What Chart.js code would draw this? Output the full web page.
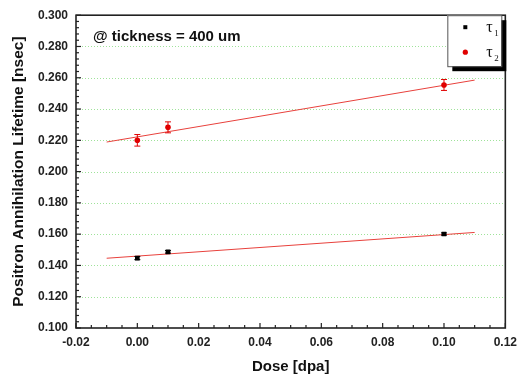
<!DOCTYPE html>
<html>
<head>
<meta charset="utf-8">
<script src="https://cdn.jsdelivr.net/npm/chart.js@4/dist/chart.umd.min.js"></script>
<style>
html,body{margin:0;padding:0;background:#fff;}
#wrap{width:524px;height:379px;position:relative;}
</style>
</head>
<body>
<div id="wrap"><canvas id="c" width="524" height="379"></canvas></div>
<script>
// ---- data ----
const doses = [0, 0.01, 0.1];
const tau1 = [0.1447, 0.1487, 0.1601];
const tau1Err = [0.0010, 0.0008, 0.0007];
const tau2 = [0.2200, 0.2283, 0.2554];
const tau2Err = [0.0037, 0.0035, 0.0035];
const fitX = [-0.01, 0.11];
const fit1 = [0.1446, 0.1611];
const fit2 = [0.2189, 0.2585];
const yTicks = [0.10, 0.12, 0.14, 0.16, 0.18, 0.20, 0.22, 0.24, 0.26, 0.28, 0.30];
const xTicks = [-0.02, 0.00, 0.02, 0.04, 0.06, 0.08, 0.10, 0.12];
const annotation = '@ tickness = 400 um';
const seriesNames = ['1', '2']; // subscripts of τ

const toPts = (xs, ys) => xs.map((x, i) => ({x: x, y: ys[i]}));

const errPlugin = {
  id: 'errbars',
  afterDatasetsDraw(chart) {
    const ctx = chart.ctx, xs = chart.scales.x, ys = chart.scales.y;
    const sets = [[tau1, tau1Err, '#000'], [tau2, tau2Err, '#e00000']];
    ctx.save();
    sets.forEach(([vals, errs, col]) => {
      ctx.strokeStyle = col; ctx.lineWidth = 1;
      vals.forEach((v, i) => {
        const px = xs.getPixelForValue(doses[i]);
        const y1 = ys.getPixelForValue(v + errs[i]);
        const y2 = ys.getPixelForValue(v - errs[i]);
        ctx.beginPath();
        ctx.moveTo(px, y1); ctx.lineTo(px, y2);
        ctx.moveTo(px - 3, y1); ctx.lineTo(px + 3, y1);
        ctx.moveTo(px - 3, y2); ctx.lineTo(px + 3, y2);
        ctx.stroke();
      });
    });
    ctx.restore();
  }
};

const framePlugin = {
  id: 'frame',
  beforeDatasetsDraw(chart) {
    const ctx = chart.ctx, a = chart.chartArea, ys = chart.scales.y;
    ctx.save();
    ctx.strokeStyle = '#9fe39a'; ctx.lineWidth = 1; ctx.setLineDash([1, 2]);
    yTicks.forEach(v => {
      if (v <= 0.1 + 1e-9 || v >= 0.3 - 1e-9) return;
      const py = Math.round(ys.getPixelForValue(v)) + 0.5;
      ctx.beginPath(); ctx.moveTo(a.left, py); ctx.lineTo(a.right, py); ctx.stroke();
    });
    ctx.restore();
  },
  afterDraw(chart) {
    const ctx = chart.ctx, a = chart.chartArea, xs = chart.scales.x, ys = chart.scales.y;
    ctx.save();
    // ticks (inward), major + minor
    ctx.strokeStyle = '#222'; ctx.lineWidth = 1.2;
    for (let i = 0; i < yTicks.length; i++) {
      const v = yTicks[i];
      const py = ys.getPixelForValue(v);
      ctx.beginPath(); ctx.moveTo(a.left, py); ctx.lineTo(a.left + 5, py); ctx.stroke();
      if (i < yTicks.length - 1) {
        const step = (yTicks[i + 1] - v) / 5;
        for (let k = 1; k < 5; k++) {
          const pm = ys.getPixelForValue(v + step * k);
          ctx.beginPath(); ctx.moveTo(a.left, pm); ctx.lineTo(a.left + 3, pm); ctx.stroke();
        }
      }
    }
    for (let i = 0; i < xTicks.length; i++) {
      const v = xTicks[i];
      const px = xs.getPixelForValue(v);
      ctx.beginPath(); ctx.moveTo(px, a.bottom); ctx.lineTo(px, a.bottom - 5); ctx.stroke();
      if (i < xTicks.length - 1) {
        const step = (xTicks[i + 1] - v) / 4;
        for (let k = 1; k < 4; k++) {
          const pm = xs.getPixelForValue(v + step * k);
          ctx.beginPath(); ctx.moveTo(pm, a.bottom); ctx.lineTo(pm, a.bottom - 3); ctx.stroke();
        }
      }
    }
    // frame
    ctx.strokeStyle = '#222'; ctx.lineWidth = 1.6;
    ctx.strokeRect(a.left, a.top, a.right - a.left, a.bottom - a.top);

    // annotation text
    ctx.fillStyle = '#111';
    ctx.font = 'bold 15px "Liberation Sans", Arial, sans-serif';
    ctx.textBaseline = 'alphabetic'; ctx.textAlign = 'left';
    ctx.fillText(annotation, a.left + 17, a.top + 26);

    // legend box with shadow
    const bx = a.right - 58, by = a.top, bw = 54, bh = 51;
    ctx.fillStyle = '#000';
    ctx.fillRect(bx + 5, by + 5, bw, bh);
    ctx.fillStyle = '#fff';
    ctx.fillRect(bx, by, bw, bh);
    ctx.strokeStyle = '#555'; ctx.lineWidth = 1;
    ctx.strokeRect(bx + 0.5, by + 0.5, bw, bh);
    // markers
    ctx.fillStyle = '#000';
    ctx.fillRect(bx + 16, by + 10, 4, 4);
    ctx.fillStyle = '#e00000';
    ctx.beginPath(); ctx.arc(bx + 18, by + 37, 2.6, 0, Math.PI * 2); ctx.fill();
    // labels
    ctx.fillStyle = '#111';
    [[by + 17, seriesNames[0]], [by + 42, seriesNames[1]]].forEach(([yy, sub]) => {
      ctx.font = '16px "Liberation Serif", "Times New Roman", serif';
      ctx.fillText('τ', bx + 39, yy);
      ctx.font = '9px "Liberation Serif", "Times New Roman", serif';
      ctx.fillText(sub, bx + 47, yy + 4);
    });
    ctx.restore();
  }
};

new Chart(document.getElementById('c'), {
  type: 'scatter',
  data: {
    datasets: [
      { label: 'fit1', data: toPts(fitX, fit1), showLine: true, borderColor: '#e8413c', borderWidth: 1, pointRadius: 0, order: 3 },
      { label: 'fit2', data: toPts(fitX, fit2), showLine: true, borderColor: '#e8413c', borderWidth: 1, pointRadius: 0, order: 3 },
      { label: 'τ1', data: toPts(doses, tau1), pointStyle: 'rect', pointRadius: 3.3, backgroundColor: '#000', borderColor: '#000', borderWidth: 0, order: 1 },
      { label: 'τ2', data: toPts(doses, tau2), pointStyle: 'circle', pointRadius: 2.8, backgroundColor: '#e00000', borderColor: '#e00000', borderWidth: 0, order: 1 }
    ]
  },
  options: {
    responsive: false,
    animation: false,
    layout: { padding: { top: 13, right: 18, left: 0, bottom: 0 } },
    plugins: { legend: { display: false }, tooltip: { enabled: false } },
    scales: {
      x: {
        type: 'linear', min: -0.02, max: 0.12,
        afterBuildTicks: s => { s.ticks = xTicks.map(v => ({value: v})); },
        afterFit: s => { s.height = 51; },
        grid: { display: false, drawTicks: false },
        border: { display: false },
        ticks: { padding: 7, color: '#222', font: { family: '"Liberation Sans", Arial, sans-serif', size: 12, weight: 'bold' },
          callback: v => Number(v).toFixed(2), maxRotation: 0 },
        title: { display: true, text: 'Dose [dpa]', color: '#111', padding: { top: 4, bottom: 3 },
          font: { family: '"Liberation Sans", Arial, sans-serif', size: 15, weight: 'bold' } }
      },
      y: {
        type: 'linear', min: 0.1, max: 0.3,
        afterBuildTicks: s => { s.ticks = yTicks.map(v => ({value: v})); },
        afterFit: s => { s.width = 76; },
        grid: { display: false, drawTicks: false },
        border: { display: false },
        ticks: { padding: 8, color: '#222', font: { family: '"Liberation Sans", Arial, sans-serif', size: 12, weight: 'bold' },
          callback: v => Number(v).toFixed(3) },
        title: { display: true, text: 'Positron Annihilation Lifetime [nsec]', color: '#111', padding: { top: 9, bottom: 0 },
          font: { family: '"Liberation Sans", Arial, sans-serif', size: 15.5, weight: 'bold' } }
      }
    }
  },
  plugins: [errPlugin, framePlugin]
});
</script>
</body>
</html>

**EXERCISE:**
Leave the pictures out and reproduce exactly the lines from the top of the listing above through the line with "const toPts = (xs, ys)".

**RESPONSE:**
What Chart.js code would draw this? Output the full web page.
<!DOCTYPE html>
<html>
<head>
<meta charset="utf-8">
<script src="https://cdn.jsdelivr.net/npm/chart.js@4/dist/chart.umd.min.js"></script>
<style>
html,body{margin:0;padding:0;background:#fff;}
#wrap{width:524px;height:379px;position:relative;}
</style>
</head>
<body>
<div id="wrap"><canvas id="c" width="524" height="379"></canvas></div>
<script>
// ---- data ----
const doses = [0, 0.01, 0.1];
const tau1 = [0.1447, 0.1487, 0.1601];
const tau1Err = [0.0010, 0.0008, 0.0007];
const tau2 = [0.2200, 0.2283, 0.2554];
const tau2Err = [0.0037, 0.0035, 0.0035];
const fitX = [-0.01, 0.11];
const fit1 = [0.1446, 0.1611];
const fit2 = [0.2189, 0.2585];
const yTicks = [0.10, 0.12, 0.14, 0.16, 0.18, 0.20, 0.22, 0.24, 0.26, 0.28, 0.30];
const xTicks = [-0.02, 0.00, 0.02, 0.04, 0.06, 0.08, 0.10, 0.12];
const annotation = '@ tickness = 400 um';
const seriesNames = ['1', '2']; // subscripts of τ

const toPts = (xs, ys) => xs.map((x, i) => ({x: x, y: ys[i]}));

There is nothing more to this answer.